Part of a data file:
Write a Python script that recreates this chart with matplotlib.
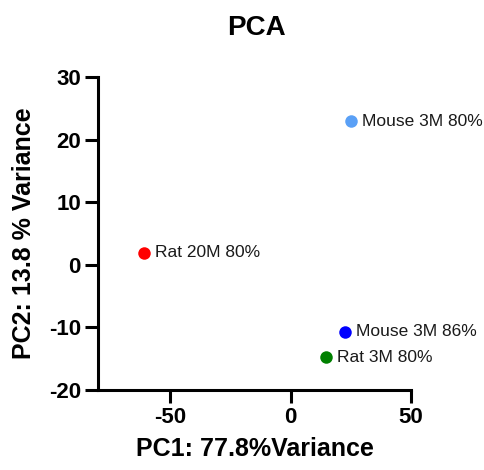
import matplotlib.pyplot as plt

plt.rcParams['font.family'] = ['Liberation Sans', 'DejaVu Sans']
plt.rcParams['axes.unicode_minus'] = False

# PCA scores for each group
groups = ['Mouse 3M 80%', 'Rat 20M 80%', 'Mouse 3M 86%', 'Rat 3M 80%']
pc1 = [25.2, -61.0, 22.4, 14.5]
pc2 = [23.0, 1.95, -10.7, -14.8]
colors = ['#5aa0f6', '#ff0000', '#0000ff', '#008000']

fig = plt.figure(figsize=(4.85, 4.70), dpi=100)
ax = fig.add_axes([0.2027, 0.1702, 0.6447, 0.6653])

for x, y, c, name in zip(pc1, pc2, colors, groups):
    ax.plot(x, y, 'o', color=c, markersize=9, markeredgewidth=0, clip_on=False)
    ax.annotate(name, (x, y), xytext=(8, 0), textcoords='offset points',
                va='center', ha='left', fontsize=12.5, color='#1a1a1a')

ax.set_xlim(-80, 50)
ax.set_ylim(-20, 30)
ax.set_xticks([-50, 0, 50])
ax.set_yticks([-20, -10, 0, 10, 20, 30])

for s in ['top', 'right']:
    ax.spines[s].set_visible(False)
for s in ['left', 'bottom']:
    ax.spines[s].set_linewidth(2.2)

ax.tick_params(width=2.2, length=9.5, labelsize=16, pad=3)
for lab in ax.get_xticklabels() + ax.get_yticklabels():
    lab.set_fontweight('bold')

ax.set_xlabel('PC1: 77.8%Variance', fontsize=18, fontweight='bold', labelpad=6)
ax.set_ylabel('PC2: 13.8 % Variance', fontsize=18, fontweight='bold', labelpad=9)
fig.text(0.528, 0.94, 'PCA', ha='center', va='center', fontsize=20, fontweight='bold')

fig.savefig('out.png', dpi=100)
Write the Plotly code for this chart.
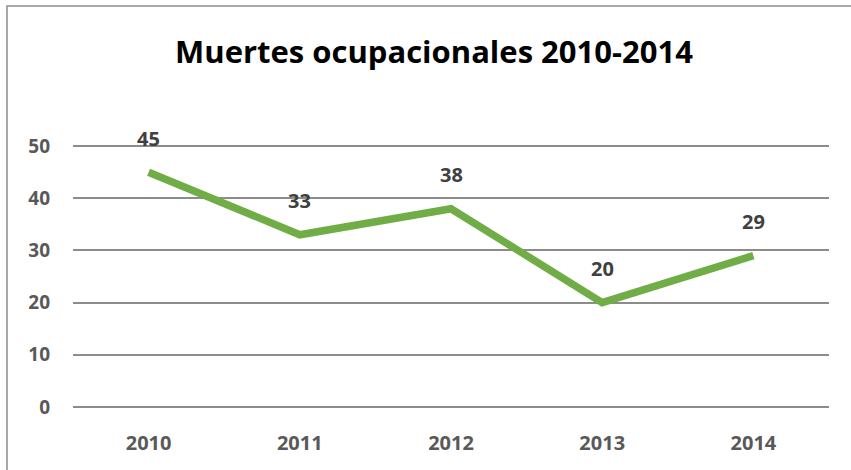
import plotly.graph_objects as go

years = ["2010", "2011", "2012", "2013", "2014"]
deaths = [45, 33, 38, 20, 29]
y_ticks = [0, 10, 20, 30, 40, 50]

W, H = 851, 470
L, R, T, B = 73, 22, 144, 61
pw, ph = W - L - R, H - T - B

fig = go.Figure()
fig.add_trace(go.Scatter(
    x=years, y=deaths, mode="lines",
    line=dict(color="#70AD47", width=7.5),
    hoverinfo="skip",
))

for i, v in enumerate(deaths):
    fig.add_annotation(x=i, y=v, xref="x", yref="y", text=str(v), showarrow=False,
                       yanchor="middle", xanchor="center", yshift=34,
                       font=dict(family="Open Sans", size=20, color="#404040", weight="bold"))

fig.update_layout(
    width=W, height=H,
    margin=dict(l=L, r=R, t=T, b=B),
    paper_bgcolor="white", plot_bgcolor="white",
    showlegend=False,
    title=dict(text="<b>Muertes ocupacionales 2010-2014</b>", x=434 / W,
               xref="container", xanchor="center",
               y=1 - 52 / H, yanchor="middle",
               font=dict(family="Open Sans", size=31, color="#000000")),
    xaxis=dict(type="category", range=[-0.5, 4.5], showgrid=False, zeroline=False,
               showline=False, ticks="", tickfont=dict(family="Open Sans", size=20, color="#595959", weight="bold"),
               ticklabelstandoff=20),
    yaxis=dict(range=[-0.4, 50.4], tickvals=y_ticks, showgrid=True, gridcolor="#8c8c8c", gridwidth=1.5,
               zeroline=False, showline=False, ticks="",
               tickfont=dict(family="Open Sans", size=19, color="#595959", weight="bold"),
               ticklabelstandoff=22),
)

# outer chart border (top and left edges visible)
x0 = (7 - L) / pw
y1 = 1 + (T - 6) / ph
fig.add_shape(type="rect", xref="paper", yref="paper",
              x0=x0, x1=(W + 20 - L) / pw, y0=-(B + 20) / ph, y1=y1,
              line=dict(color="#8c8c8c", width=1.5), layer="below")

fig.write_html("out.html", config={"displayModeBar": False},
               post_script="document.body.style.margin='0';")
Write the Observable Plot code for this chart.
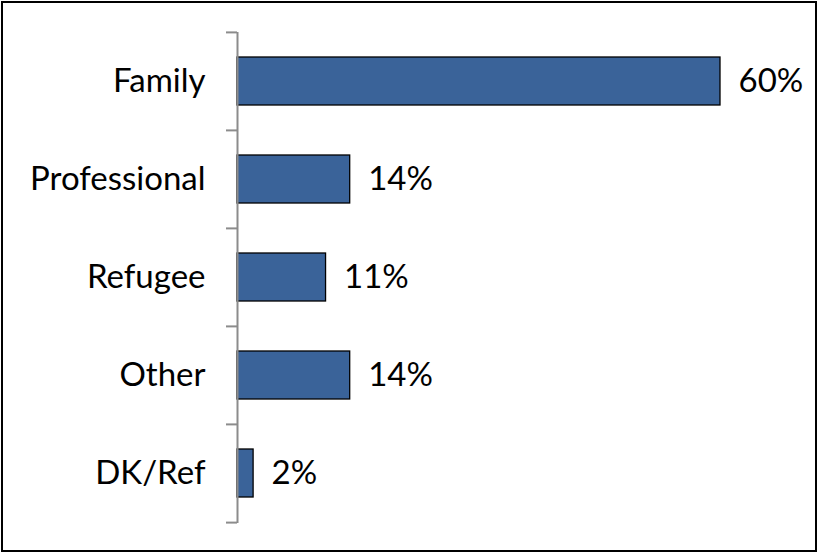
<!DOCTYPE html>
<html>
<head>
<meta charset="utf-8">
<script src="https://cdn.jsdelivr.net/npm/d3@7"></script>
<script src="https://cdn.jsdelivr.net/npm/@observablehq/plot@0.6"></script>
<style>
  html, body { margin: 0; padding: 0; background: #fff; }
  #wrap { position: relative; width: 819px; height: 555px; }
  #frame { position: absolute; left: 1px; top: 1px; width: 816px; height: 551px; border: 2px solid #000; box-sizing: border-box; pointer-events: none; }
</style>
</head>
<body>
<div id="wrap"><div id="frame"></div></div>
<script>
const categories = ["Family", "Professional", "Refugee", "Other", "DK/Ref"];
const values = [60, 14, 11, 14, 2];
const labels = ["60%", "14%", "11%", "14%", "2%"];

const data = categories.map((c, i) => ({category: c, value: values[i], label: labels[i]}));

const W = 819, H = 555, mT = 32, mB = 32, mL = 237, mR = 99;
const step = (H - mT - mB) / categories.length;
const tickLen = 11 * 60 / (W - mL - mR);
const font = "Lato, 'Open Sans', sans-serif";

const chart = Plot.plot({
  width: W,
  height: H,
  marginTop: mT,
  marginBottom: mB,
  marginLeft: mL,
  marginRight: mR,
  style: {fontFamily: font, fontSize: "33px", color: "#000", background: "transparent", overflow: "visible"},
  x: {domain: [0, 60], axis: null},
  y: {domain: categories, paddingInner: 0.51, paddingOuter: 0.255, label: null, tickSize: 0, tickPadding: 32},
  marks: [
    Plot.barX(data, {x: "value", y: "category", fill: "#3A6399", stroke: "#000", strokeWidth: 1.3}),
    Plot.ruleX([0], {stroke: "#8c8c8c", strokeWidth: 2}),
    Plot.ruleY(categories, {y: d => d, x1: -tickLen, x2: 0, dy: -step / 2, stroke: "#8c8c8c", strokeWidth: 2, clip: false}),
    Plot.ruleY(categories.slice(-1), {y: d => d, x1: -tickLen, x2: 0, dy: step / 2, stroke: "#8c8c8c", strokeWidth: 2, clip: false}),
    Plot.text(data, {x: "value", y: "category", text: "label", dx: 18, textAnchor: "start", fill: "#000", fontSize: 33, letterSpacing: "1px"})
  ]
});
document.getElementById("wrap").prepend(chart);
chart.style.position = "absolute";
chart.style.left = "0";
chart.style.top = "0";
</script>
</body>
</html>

(Exercise objective): Repeat the lines of the listing above verbatim, beginning at its first line and ending at the line containing "ax.spines[s].set_linewidth(2.2)", which is included. Omit pictures.

(Result of this exercise):
Write a Python script that recreates this chart with matplotlib.
import matplotlib.pyplot as plt

plt.rcParams['font.family'] = ['Liberation Sans', 'DejaVu Sans']
plt.rcParams['axes.unicode_minus'] = False

# PCA scores for each group
groups = ['Mouse 3M 80%', 'Rat 20M 80%', 'Mouse 3M 86%', 'Rat 3M 80%']
pc1 = [25.2, -61.0, 22.4, 14.5]
pc2 = [23.0, 1.95, -10.7, -14.8]
colors = ['#5aa0f6', '#ff0000', '#0000ff', '#008000']

fig = plt.figure(figsize=(4.85, 4.70), dpi=100)
ax = fig.add_axes([0.2027, 0.1702, 0.6447, 0.6653])

for x, y, c, name in zip(pc1, pc2, colors, groups):
    ax.plot(x, y, 'o', color=c, markersize=9, markeredgewidth=0, clip_on=False)
    ax.annotate(name, (x, y), xytext=(8, 0), textcoords='offset points',
                va='center', ha='left', fontsize=12.5, color='#1a1a1a')

ax.set_xlim(-80, 50)
ax.set_ylim(-20, 30)
ax.set_xticks([-50, 0, 50])
ax.set_yticks([-20, -10, 0, 10, 20, 30])

for s in ['top', 'right']:
    ax.spines[s].set_visible(False)
for s in ['left', 'bottom']:
    ax.spines[s].set_linewidth(2.2)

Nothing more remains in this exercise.